◆ **Goal**
Everything from the opening line of the records below through the line with "from matplotlib.ticker import" must be duplicated exactly, pictures left out.

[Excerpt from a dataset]
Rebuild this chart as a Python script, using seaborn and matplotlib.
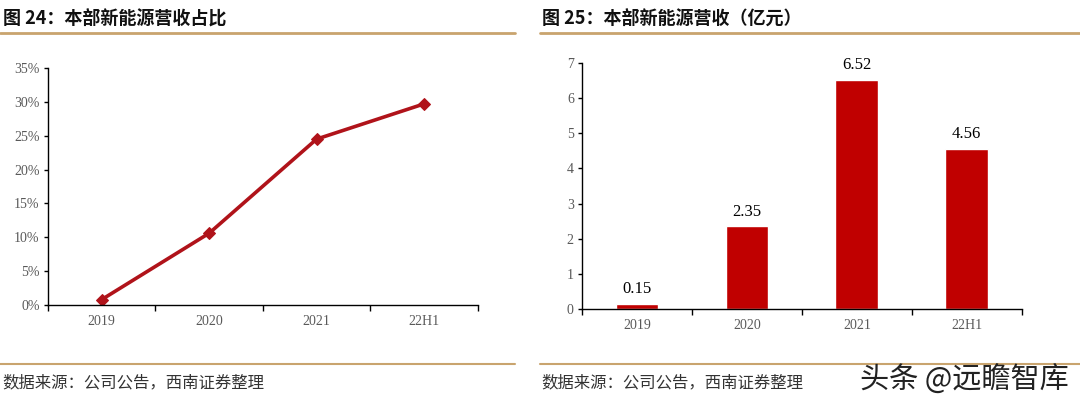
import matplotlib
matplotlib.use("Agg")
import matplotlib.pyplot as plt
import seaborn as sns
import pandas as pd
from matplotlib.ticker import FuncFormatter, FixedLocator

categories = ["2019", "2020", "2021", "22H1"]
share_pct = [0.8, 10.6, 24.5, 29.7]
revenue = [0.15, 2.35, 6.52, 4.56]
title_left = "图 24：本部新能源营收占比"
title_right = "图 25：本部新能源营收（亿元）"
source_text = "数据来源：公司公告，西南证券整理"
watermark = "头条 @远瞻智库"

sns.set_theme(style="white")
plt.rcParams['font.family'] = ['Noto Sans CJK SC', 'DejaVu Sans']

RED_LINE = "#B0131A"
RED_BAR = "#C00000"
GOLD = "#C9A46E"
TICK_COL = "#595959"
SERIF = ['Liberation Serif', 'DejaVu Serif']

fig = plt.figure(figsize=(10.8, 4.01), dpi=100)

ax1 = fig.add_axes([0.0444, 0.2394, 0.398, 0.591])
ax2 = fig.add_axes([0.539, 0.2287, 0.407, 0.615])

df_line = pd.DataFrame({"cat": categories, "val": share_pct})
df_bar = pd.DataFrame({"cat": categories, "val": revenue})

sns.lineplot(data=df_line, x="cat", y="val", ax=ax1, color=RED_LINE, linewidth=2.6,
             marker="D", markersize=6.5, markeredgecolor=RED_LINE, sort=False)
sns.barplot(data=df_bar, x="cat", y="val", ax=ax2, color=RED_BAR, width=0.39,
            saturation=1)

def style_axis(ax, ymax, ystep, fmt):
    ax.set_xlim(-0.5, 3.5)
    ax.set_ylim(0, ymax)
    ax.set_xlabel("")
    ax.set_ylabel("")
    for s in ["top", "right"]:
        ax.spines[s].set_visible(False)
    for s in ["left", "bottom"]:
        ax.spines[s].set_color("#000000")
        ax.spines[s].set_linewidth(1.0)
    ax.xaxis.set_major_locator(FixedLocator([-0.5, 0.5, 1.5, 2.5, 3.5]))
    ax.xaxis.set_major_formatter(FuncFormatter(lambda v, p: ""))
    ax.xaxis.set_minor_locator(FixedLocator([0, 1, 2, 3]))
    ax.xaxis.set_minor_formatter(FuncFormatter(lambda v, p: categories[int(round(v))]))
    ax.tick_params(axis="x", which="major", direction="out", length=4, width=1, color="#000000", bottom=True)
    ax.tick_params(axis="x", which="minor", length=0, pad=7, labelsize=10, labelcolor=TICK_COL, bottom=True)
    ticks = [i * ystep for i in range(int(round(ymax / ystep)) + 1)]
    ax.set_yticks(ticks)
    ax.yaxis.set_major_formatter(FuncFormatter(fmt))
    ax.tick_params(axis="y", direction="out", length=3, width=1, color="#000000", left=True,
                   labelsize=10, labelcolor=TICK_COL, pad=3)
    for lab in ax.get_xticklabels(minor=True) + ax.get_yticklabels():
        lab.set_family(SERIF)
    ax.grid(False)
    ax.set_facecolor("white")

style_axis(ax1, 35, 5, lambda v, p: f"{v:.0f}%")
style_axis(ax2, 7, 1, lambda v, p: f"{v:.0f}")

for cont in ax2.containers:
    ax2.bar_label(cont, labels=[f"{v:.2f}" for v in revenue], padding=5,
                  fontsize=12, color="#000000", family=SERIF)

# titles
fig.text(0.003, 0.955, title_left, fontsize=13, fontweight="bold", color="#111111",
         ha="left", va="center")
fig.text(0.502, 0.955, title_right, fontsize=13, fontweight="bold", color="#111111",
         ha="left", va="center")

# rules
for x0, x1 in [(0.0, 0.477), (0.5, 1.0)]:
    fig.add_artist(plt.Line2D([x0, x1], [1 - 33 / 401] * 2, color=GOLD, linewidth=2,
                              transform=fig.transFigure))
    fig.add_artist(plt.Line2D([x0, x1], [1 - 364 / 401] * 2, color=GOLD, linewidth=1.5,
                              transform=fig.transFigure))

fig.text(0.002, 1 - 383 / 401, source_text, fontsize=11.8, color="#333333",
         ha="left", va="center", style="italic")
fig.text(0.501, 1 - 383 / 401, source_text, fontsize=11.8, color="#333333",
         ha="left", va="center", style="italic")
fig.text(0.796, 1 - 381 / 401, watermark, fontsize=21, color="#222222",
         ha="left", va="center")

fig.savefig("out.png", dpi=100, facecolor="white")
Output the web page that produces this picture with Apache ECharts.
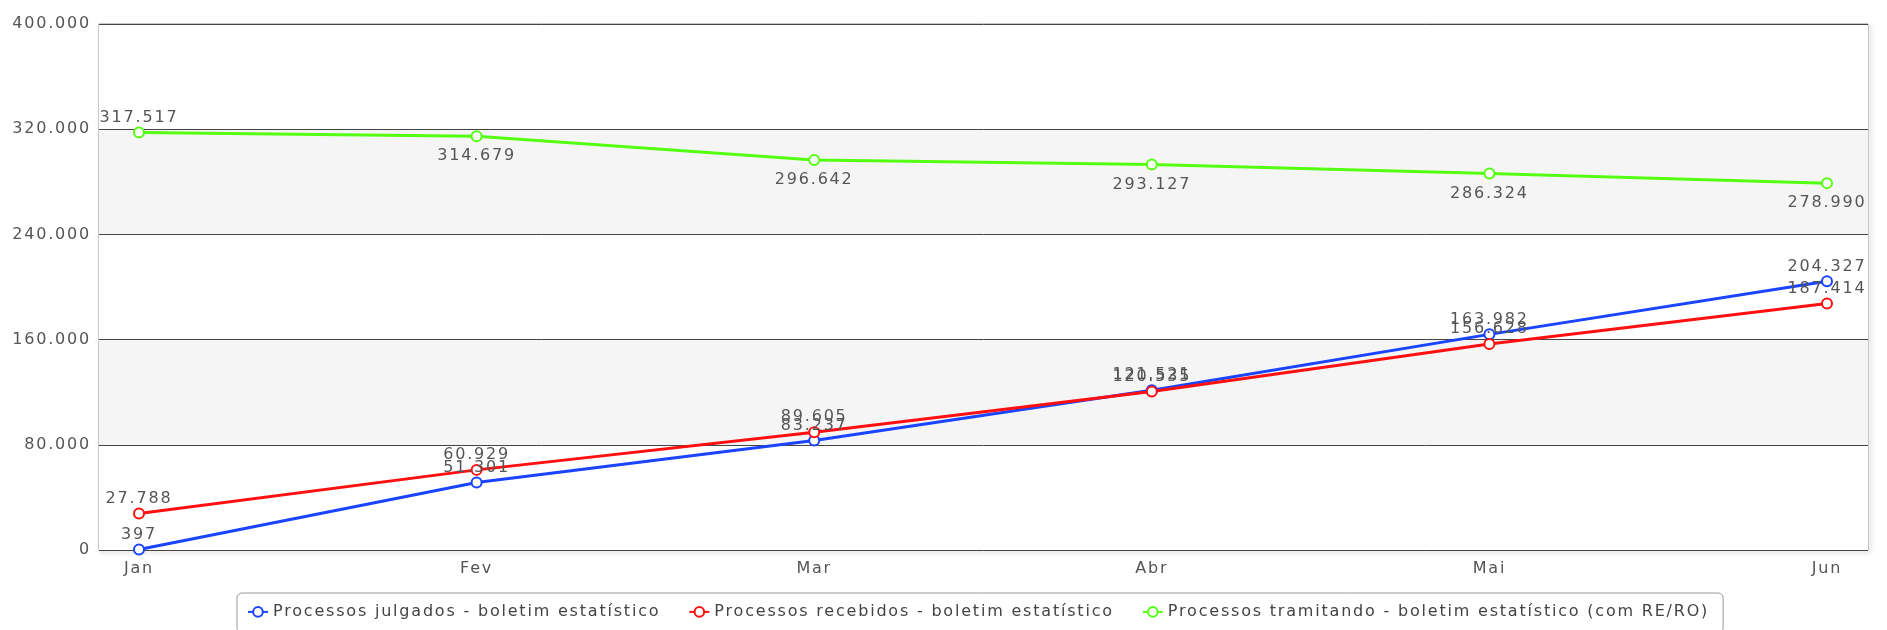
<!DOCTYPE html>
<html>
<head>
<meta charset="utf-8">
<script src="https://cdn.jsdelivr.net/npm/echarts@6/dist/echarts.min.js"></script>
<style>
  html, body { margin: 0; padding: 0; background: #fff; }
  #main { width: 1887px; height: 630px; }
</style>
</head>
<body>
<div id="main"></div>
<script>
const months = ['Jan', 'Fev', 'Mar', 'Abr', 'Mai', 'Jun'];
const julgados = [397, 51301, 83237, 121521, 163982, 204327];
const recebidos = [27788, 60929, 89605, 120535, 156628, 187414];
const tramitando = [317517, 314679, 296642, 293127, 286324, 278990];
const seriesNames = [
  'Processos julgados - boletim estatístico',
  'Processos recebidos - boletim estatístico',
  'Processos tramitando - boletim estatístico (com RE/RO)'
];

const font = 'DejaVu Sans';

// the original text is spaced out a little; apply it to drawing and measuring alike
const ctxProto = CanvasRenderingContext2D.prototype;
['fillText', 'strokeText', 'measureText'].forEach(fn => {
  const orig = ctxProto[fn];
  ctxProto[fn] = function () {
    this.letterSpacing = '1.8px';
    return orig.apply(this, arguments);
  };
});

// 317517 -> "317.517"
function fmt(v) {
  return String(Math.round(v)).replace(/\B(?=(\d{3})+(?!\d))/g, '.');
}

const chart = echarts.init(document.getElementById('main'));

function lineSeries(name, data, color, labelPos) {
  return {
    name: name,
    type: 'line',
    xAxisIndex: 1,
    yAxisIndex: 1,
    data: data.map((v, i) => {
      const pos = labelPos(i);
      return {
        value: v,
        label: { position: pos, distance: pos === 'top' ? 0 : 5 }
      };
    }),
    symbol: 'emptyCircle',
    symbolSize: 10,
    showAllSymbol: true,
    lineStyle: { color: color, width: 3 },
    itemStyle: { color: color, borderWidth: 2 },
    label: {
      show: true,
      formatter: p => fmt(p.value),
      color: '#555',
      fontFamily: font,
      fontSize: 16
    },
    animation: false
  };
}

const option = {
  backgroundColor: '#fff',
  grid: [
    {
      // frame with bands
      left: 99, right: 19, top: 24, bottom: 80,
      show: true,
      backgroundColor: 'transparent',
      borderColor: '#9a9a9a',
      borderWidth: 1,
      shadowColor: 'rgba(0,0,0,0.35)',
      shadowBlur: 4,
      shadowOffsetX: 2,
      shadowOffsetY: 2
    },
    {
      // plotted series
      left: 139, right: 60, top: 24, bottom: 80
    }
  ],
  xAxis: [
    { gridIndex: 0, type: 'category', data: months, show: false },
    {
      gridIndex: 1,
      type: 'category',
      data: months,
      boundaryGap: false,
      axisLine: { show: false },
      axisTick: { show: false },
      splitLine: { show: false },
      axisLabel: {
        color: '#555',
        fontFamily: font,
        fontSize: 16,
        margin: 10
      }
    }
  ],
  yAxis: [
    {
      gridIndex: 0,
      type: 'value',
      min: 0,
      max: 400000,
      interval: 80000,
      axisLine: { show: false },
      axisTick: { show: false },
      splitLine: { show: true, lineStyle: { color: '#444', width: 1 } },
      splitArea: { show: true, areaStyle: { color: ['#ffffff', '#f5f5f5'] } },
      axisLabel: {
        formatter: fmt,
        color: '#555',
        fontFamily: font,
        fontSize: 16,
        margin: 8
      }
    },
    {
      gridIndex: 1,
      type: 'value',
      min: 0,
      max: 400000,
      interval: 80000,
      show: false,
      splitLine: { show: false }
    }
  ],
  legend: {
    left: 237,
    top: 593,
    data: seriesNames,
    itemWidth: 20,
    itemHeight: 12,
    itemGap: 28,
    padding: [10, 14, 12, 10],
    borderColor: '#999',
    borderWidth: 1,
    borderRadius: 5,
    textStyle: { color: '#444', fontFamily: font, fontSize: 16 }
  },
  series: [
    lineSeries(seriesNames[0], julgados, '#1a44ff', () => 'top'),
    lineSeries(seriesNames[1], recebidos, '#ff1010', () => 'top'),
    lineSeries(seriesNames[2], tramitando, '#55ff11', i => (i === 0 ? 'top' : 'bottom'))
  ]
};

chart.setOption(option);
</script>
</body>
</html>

◆ **Task result**
Rebuild this chart as a Python script, using seaborn and matplotlib.
import matplotlib
matplotlib.use("Agg")
import matplotlib.pyplot as plt
import seaborn as sns
import pandas as pd
from matplotlib.ticker import FuncFormatter, FixedLocator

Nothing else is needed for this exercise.